NAB’s announcement comes after the Australian Prudential Regulation Authority (APRA) released its 2023 Authorised Deposit-Taking Institutions (ADIs) points of presence statistics. These figures provided an in-depth view of the physical banking service channels available to Australians, including branches, ATMs, and EFTPOS facilities.

The statistics showed a marked decline in the number of bank branches, with the closure of 424 branches across the nation, marking an 11 per cent reduction. What’s particularly concerning is the 7 per cent decrease in branches located in regional and remote areas, where banking services are already less accessible.

The recent announcement of additional bank closures in regional areas is perceived as a significant challenge for residents in these regions who heavily depend on in-person banking services.

FSU National Secretary Julia Angrisano said, “closing these banks is a betrayal of the community and staff in these areas and will make banking harder for older people, businesses and anyone who needs to speak to a banker face to face.”

“These announcements could not come at a worse time with the holiday season around the corner and cost of living pressures already taking a significant toll on our members,” Angrisano said.

“It is a disgrace that NAB continues to aggressively pursue its branch closure strategy without genuine community engagement or employee consultation.

“After delivering an annual profit of $7.7 billion, NAB is still using branch closures to cut costs and boost profits. The bank could easily invest in these communities who rely on branches to meet their banking needs instead of shut them down.”

“The CBA has seen the growth potential in keeping branches open and maintaining its branch network and the NAB should follow suit.

“NAB needs to wake up to the real needs of customers, save the jobs of bank workers and keep these branches open.”

Customers who rely on face-to-face interactions and personalised service are expressing their dismay, with many taking to social media to vent their frustration over NAB’s move.
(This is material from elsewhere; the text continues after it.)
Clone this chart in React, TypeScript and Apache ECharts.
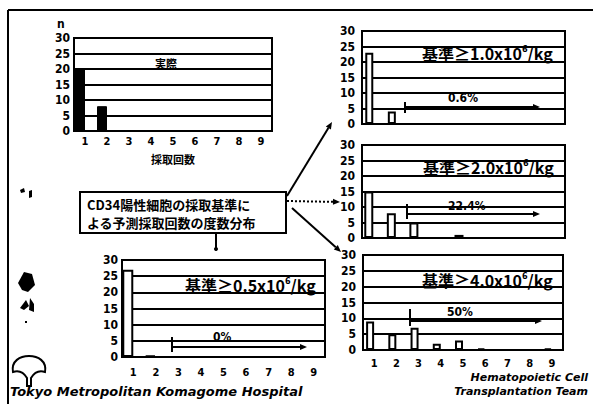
import React, { useEffect, useRef } from "react";
import * as echarts from "echarts";

const categories = ["1", "2", "3", "4", "5", "6", "7", "8", "9"];
const actualCounts = [20, 8, 0, 0, 0, 0, 0, 0, 0];
const criterion05 = [27, 0.5, 0, 0, 0, 0, 0, 0, 0];
const criterion10 = [23, 4, 0, 0, 0, 0, 0, 0, 0];
const criterion20 = [15, 8, 5, 0, 1, 0, 0, 0, 0];
const criterion40 = [9, 5, 7, 2, 3, 0.5, 0, 0, 0.5];
const yMin = 0;
const yMax = 30;
const yStep = 5;
const criterionLabels = ["1.0", "2.0", "4.0", "0.5"];
const percentLabels = ["0.6%", "22.4%", "50%", "0%"];
const boxLines = ["CD34陽性細胞の採取基準に", "よる予測採取回数の度数分布"];
const actualLabel = "実際";
const xAxisTitle = "採取回数";
const yAxisTitle = "n";
const footerLeft = "Tokyo Metropolitan Komagome Hospital";
const footerRight = ["Hematopoietic Cell", "Transplantation Team"];

const NUM_FONT = "'DejaVu Sans Condensed', 'Liberation Sans Narrow', sans-serif";
const CJK_FONT = "'Noto Sans CJK JP', 'Noto Sans', sans-serif";

const ginkgoPath =
  "M13 372 C11 361 20 356 29 356 C38 356 47 361 45 372 C39 370 34 373 31 378 L31 386 L27 386 L27 378 C24 373 19 370 13 372 Z";

function arrow(x1: number, y1: number, x2: number, y2: number, dashed = false) {
  const ang = Math.atan2(y2 - y1, x2 - x1);
  const L = 7;
  const W = 3;
  const c = Math.cos(ang);
  const s = Math.sin(ang);
  const bx = x2 - L * c;
  const by = y2 - L * s;
  return [
    {
      type: "line",
      shape: { x1, y1, x2: bx, y2: by },
      style: { stroke: "#000", lineWidth: 2, lineDash: dashed ? [2, 2] : null },
    },
    {
      type: "polygon",
      shape: {
        points: [
          [x2, y2],
          [bx + W * s, by - W * c],
          [bx - W * s, by + W * c],
        ],
      },
      style: { fill: "#000" },
    },
  ];
}

function txt(text: string, x: number, y: number, size: number, opts: any = {}) {
  return {
    type: "text",
    x,
    y,
    style: {
      text,
      fontSize: size,
      fontWeight: "bold",
      fontFamily: opts.family || CJK_FONT,
      fontStyle: opts.italic ? "italic" : "normal",
      fill: "#000",
      textAlign: opts.align || "left",
      align: opts.align || "left",
      textVerticalAlign: "middle",
      verticalAlign: "middle",
    },
  };
}

function critText(val: string, x: number, y: number) {
  return {
    type: "text",
    x,
    y,
    style: {
      text: `{a|基準≥${val}x10}{s|6}{a|/kg}`,
      textVerticalAlign: "middle",
      verticalAlign: "middle",
      rich: {
        a: {
          fontSize: 16,
          fontWeight: "bold",
          fontFamily: CJK_FONT,
          fill: "#000",
          color: "#000",
          lineHeight: 18,
        },
        s: {
          fontSize: 9,
          fontWeight: "bold",
          fontFamily: NUM_FONT,
          fill: "#000",
          color: "#000",
          verticalAlign: "top",
          lineHeight: 10,
        },
      },
    },
  };
}

function pctArrow(xt: number, yt1: number, yt2: number, yh: number, xEnd: number) {
  return [
    {
      type: "line",
      shape: { x1: xt, y1: yt1, x2: xt, y2: yt2 },
      style: { stroke: "#000", lineWidth: 2 },
    },
    ...arrow(xt, yh, xEnd, yh),
  ];
}

function speck(points: number[][]) {
  return { type: "polygon", shape: { points }, style: { fill: "#000" } };
}

export default function App() {
  const ref = useRef<HTMLDivElement>(null);
  useEffect(() => {
    if (!ref.current) return;
    try {
      echarts.graphic.registerShape(
        "ginkgo",
        echarts.graphic.extendPath(ginkgoPath, {}) as any
      );
    } catch (e) {}
    const chart = echarts.init(ref.current, null as any, { renderer: "svg" });

    const grids = [
      { left: 74, top: 38, width: 198, height: 93 },
      { left: 362, top: 31, width: 203, height: 93 },
      { left: 362, top: 145, width: 203, height: 93 },
      { left: 363, top: 255, width: 200, height: 95 },
      { left: 122, top: 260, width: 203, height: 97 },
    ];
    const seriesData = [actualCounts, criterion10, criterion20, criterion40, criterion05];
    const showX = [true, false, false, true, true];
    const xMargins = [5, 6, 6, 8, 10];
    const yMargins = [4, 7, 7, 7, 4];
    const barWidths = [10, 8, 9, 8, 11];

    const option: any = {
      animation: false,
      backgroundColor: "#fff",
      grid: grids.map((g) => ({
        ...g,
        show: true,
        borderColor: "#000",
        borderWidth: 2,
        backgroundColor: "transparent",
        containLabel: false,
      })),
      xAxis: grids.map((g, i) => ({
        type: "category",
        gridIndex: i,
        data: categories,
        axisLine: { show: true, lineStyle: { color: "#000", width: 2 } },
        axisTick: { show: false },
        axisLabel: {
          show: showX[i],
          color: "#000",
          fontSize: 11,
          fontWeight: "bold",
          fontFamily: NUM_FONT,
          margin: xMargins[i],
        },
        splitLine: { show: false },
        name: i === 0 ? xAxisTitle : "",
        nameLocation: "middle",
        nameGap: 22,
        nameTextStyle: {
          color: "#000",
          fontSize: 11,
          fontWeight: "bold",
          fontFamily: CJK_FONT,
        },
      })),
      yAxis: grids.map((g, i) => ({
        type: "value",
        gridIndex: i,
        min: yMin,
        max: yMax,
        interval: yStep,
        axisLine: { show: true, lineStyle: { color: "#000", width: 2 } },
        axisTick: { show: false },
        axisLabel: {
          color: "#000",
          fontSize: 12,
          fontWeight: "bold",
          fontFamily: NUM_FONT,
          margin: yMargins[i],
        },
        splitLine: { show: true, lineStyle: { color: "#000", width: 2 } },
      })),
      series: [
        ...seriesData.map((d, i) => ({
          type: "bar",
          xAxisIndex: i,
          yAxisIndex: i,
          data: d,
          barWidth: barWidths[i],
          barGap: "0%",
          itemStyle:
            i === 0
              ? { color: "#000", borderColor: "#000", borderWidth: 1 }
              : { color: "#fff", borderColor: "#000", borderWidth: 2 },
          silent: true,
        })),
        ...seriesData.map((d, i) => ({
          type: "bar",
          xAxisIndex: i,
          yAxisIndex: i,
          data: d.map(() => "-"),
          barWidth: barWidths[i],
          barGap: "0%",
          itemStyle: { color: "transparent" },
          silent: true,
        })),
      ],
      graphic: {
        elements: [
          // frame
          { type: "line", shape: { x1: 8, y1: 10, x2: 593, y2: 10 }, style: { stroke: "#000", lineWidth: 2 } },
          { type: "line", shape: { x1: 8, y1: 10, x2: 8, y2: 404 }, style: { stroke: "#000", lineWidth: 2 } },
          // left-edge specks from the scan
          speck([[20, 190], [24, 188], [25, 192], [21, 193]]),
          speck([[29, 191], [32, 190], [32, 197], [29, 198]]),
          speck([[18, 283], [24, 272], [32, 274], [35, 285], [28, 292], [22, 290]]),
          speck([[20, 308], [26, 300], [29, 306], [24, 310]]),
          speck([[30, 298], [34, 304], [34, 312], [29, 310]]),
          speck([[25, 321], [27, 321], [27, 323], [25, 323]]),
          // top-left
          txt(yAxisTitle, 57, 24, 12, { family: NUM_FONT }),
          txt(actualLabel, 155, 63, 11),
          // top-right
          critText(criterionLabels[0], 422, 53),
          txt(percentLabels[0], 448, 98, 12, { family: NUM_FONT }),
          ...pctArrow(405, 102, 113, 107, 540),
          // middle-right
          critText(criterionLabels[1], 423, 167),
          txt(percentLabels[1], 448, 206, 12, { family: NUM_FONT }),
          ...pctArrow(407, 204, 219, 214, 540),
          // bottom-right
          critText(criterionLabels[2], 422, 280),
          txt(percentLabels[2], 447, 312, 12, { family: NUM_FONT }),
          ...pctArrow(410, 309, 326, 321, 542),
          // bottom-left
          critText(criterionLabels[3], 185, 285),
          txt(percentLabels[3], 213, 337, 12, { family: NUM_FONT }),
          ...pctArrow(172, 337, 352, 347, 307),
          // box
          {
            type: "rect",
            shape: { x: 80, y: 192, width: 206, height: 41 },
            style: { fill: "#fff", stroke: "#000", lineWidth: 2 },
          },
          txt(boxLines[0], 87, 204, 13),
          txt(boxLines[1], 87, 222, 13),
          ...arrow(287, 196, 332, 122),
          ...arrow(287, 201, 340, 202, true),
          ...arrow(292, 208, 341, 252),
          { type: "line", shape: { x1: 216, y1: 233, x2: 216, y2: 248 }, style: { stroke: "#000", lineWidth: 2 } },
          { type: "circle", shape: { cx: 216, cy: 249, r: 2 }, style: { fill: "#000" } },
          // footer
          { type: "ginkgo", x: 0, y: 0, style: { fill: "none", stroke: "#000", lineWidth: 2 } },
          txt(footerLeft, 10, 391, 13, { family: "'DejaVu Sans', sans-serif", italic: true }),
          txt(footerRight[0], 588, 377, 11, { family: "'DejaVu Sans', sans-serif", italic: true, align: "right" }),
          txt(footerRight[1], 588, 391, 11, { family: "'DejaVu Sans', sans-serif", italic: true, align: "right" }),
        ],
      },
    };
    chart.setOption(option);
    return () => chart.dispose();
  }, []);
  return (
    <div
      ref={ref}
      style={{ position: "fixed", left: 0, top: 0, width: 593, height: 404, background: "#fff" }}
    />
  );
}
Reduced access to physical banking services can have severe repercussions for consumers and businesses, especially in areas where digital banking infrastructure might not be as robust.

One person who is fully aware of the severe repercussions that can come with limited access to banking services is Cash Welcome campaign spokesperson Jason Bryce who recently launched a petition calling for guaranteed access to banking and cash in regional areas — which has currently received close to 130,000 signatures.

“Australians don’t want to lose access to cash or their right to choose cash to pay for essential goods and services,” Bryce said.

“Consumers and businesses need cash and banking for our local economies to thrive. Even people who don’t use cash every day need cash occasionally or when systems go offline. Many bank branches are being closed despite continuing heavy foot traffic and even growing numbers of customers.

“Banks enjoy a central place at the heart of our economy and money system. Banks need to serve their customers and ensure that all communities have ready access to cash.

“Australians don’t want a cashless society. If I buy bottled water that doesn’t mean I want the water pipes to my home dismantled.

“The cash system is essential national economic infrastructure, that is now being dismantled and replaced by privately owned payment systems charging fees to users.”